**Task instructions**.
The lines from the top of the material below through the line containing "const calfPost = [12.3, 10.25, 15.5, 9.3, 6.3, 9.9];" are to be printed exactly, with pictures omitted.

+++ Task input +++

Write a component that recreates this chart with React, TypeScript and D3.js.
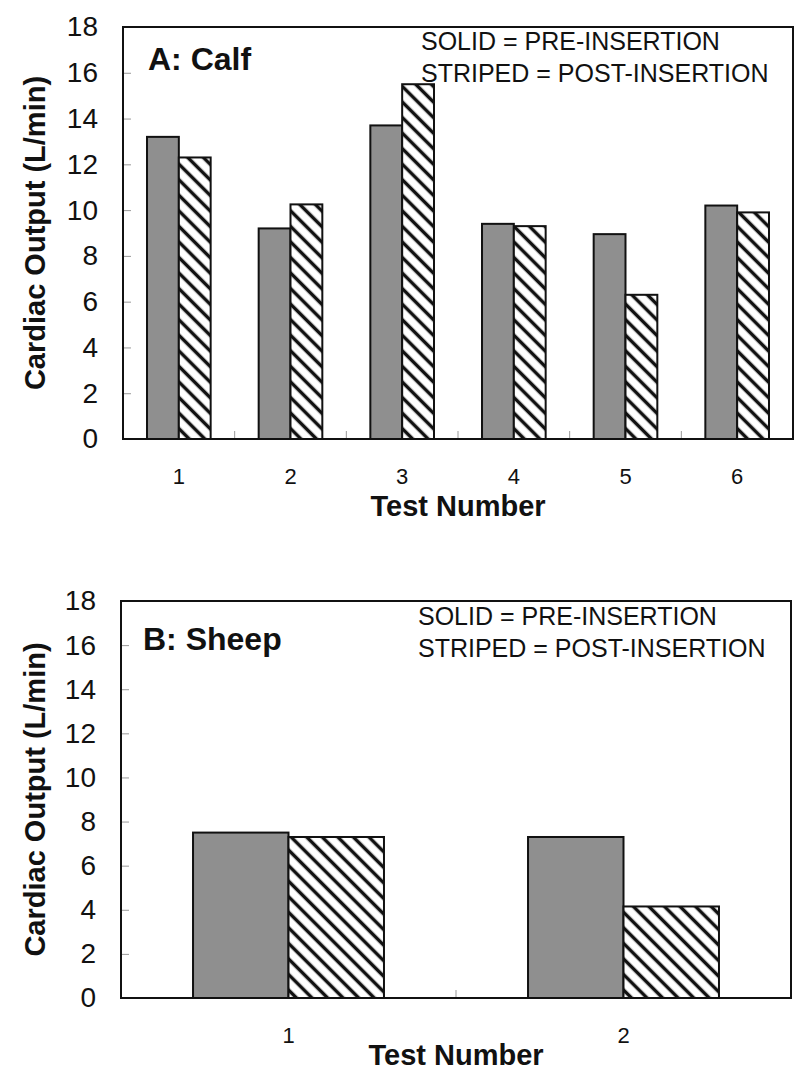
import React, { useEffect, useRef } from "react";
import * as d3 from "d3";

const calfTests = ["1", "2", "3", "4", "5", "6"];
const calfPre = [13.2, 9.2, 13.7, 9.4, 8.95, 10.2];
const calfPost = [12.3, 10.25, 15.5, 9.3, 6.3, 9.9];

const sheepTests = ["1", "2"];
const sheepPre = [7.5, 7.3];
const sheepPost = [7.3, 4.15];

const yTicks = [0, 2, 4, 6, 8, 10, 12, 14, 16, 18];
const seriesKeys = ["pre", "post"];
const legendLines = ["SOLID = PRE-INSERTION", "STRIPED = POST-INSERTION"];
const yTitle = "Cardiac Output (L/min)";
const xTitle = "Test Number";

const font = "'Liberation Sans', Arial, Helvetica, sans-serif";

function drawPanel(svg, opts) {
  const { tests, pre, post, title, left, top, right, bottom, titleDx, titleDy, legendDx, legendDy, xTitleDy } = opts;
  const g = svg.append("g").attr("class", "panel").style("font-family", font);

  const x = d3
    .scaleBand()
    .domain(tests)
    .range([left, right])
    .paddingInner(0.43)
    .paddingOuter(0.215);
  const xs = d3.scaleBand().domain(seriesKeys).range([0, x.bandwidth()]);
  const y = d3.scaleLinear().domain([0, 18]).range([bottom, top]);

  // y ticks (inside) + labels
  const yAxis = g
    .append("g")
    .attr("transform", `translate(${left},0)`)
    .call(d3.axisLeft(y).tickValues(yTicks).tickSize(-8).tickPadding(25));
  yAxis.select(".domain").remove();
  yAxis.selectAll(".tick line").attr("stroke", "#999").attr("stroke-width", 1);
  yAxis
    .selectAll(".tick text")
    .style("font-family", font)
    .style("font-size", "28px")
    .attr("fill", "#111");

  // x labels
  const xAxis = g
    .append("g")
    .attr("transform", `translate(0,${bottom})`)
    .call(d3.axisBottom(x).tickSize(0));
  xAxis.select(".domain").remove();
  xAxis
    .selectAll(".tick text")
    .attr("dy", null)
    .attr("y", 45)
    .style("font-family", font)
    .style("font-size", "22px")
    .attr("fill", "#111");

  // small ticks between groups
  g.append("g")
    .selectAll("line")
    .data(tests.slice(1))
    .enter()
    .append("line")
    .attr("x1", (d) => x(d) - (x.step() - x.bandwidth()) / 2)
    .attr("x2", (d) => x(d) - (x.step() - x.bandwidth()) / 2)
    .attr("y1", bottom - 1)
    .attr("y2", bottom - 8)
    .attr("stroke", "#999")
    .attr("stroke-width", 1);

  // bars
  const groups = g
    .append("g")
    .selectAll("g")
    .data(tests.map((t, i) => ({ test: t, pre: pre[i], post: post[i] })))
    .enter()
    .append("g")
    .attr("transform", (d) => `translate(${x(d.test)},0)`);

  groups
    .selectAll("rect")
    .data((d) => seriesKeys.map((k) => ({ key: k, value: d[k] })))
    .enter()
    .append("rect")
    .attr("x", (d) => xs(d.key))
    .attr("width", xs.bandwidth())
    .attr("y", (d) => y(d.value))
    .attr("height", (d) => bottom - y(d.value))
    .attr("fill", (d) => (d.key === "pre" ? "#8f8f8f" : "url(#hatch)"))
    .attr("stroke", "#111")
    .attr("stroke-width", 2);

  // frame
  g.append("rect")
    .attr("x", left)
    .attr("y", top)
    .attr("width", right - left)
    .attr("height", bottom - top)
    .attr("fill", "none")
    .attr("stroke", "#111")
    .attr("stroke-width", 2);

  g.append("text")
    .attr("x", left + titleDx)
    .attr("y", top + titleDy)
    .style("font-size", "32px")
    .style("font-weight", "bold")
    .attr("fill", "#111")
    .text(title);

  g.append("g")
    .selectAll("text")
    .data(legendLines)
    .enter()
    .append("text")
    .attr("x", left + legendDx)
    .attr("y", (d, i) => top + legendDy + i * 32)
    .style("font-size", "25px")
    .attr("fill", "#111")
    .text((d) => d);

  g.append("text")
    .attr("transform", `translate(45,${(top + bottom) / 2}) rotate(-90)`)
    .attr("text-anchor", "middle")
    .style("font-size", "29px")
    .style("font-weight", "bold")
    .attr("fill", "#111")
    .text(yTitle);

  g.append("text")
    .attr("x", (left + right) / 2)
    .attr("y", bottom + xTitleDy)
    .attr("text-anchor", "middle")
    .style("font-size", "29px")
    .style("font-weight", "bold")
    .attr("fill", "#111")
    .text(xTitle);
}

const App = () => {
  const width = 800;
  const height = 1073;
  const ref = useRef(null);

  useEffect(() => {
    const svg = d3.select(ref.current);
    svg.selectAll("g.panel").remove();

    drawPanel(svg, {
      tests: calfTests,
      pre: calfPre,
      post: calfPost,
      title: "A: Calf",
      left: 123,
      top: 27,
      right: 793,
      bottom: 439,
      titleDx: 25,
      titleDy: 43,
      legendDx: 298,
      legendDy: 23,
      xTitleDy: 77,
    });

    drawPanel(svg, {
      tests: sheepTests,
      pre: sheepPre,
      post: sheepPost,
      title: "B: Sheep",
      left: 121,
      top: 601,
      right: 791,
      bottom: 998,
      titleDx: 22,
      titleDy: 49,
      legendDx: 297,
      legendDy: 24,
      xTitleDy: 67,
    });
  }, []);

  return (
    <svg
      ref={ref}
      width={width}
      height={height}
      style={{ position: "absolute", left: 0, top: 0, background: "#fff" }}
    >
      <defs>
        <pattern
          id="hatch"
          patternUnits="userSpaceOnUse"
          width="11"
          height="11"
          patternTransform="rotate(45)"
        >
          <rect width="11" height="11" fill="#fff" />
          <line x1="0" y1="5.5" x2="11" y2="5.5" stroke="#111" strokeWidth="3.5" />
        </pattern>
      </defs>
    </svg>
  );
};

export default App;
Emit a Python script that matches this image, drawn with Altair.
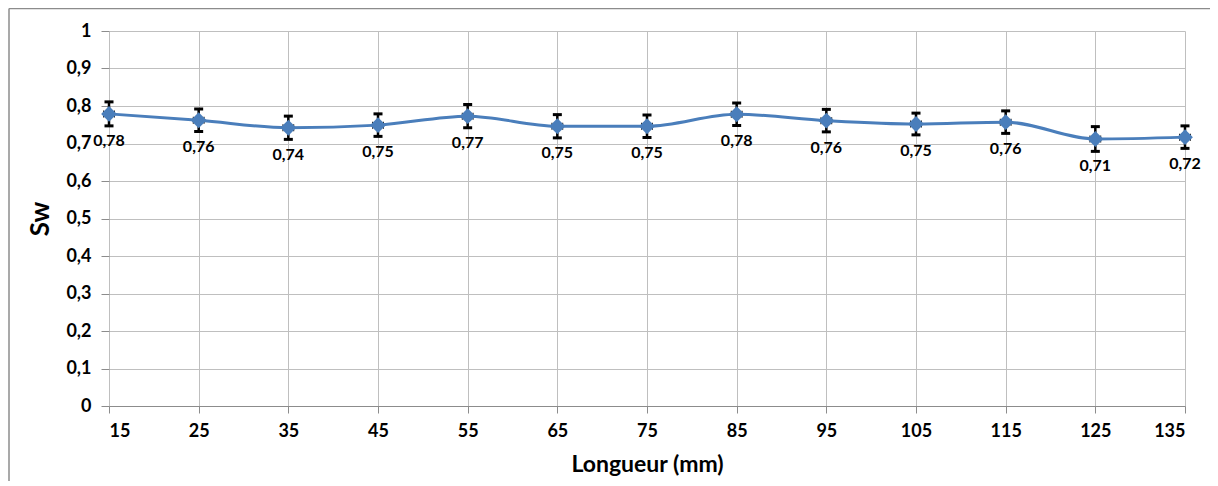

+++

**Answer to the exercise**.
Write a component that recreates this chart with React, TypeScript and D3.js.
import React, { useEffect, useRef } from "react";
import * as d3 from "d3";

const calfTests = ["1", "2", "3", "4", "5", "6"];
const calfPre = [13.2, 9.2, 13.7, 9.4, 8.95, 10.2];
const calfPost = [12.3, 10.25, 15.5, 9.3, 6.3, 9.9];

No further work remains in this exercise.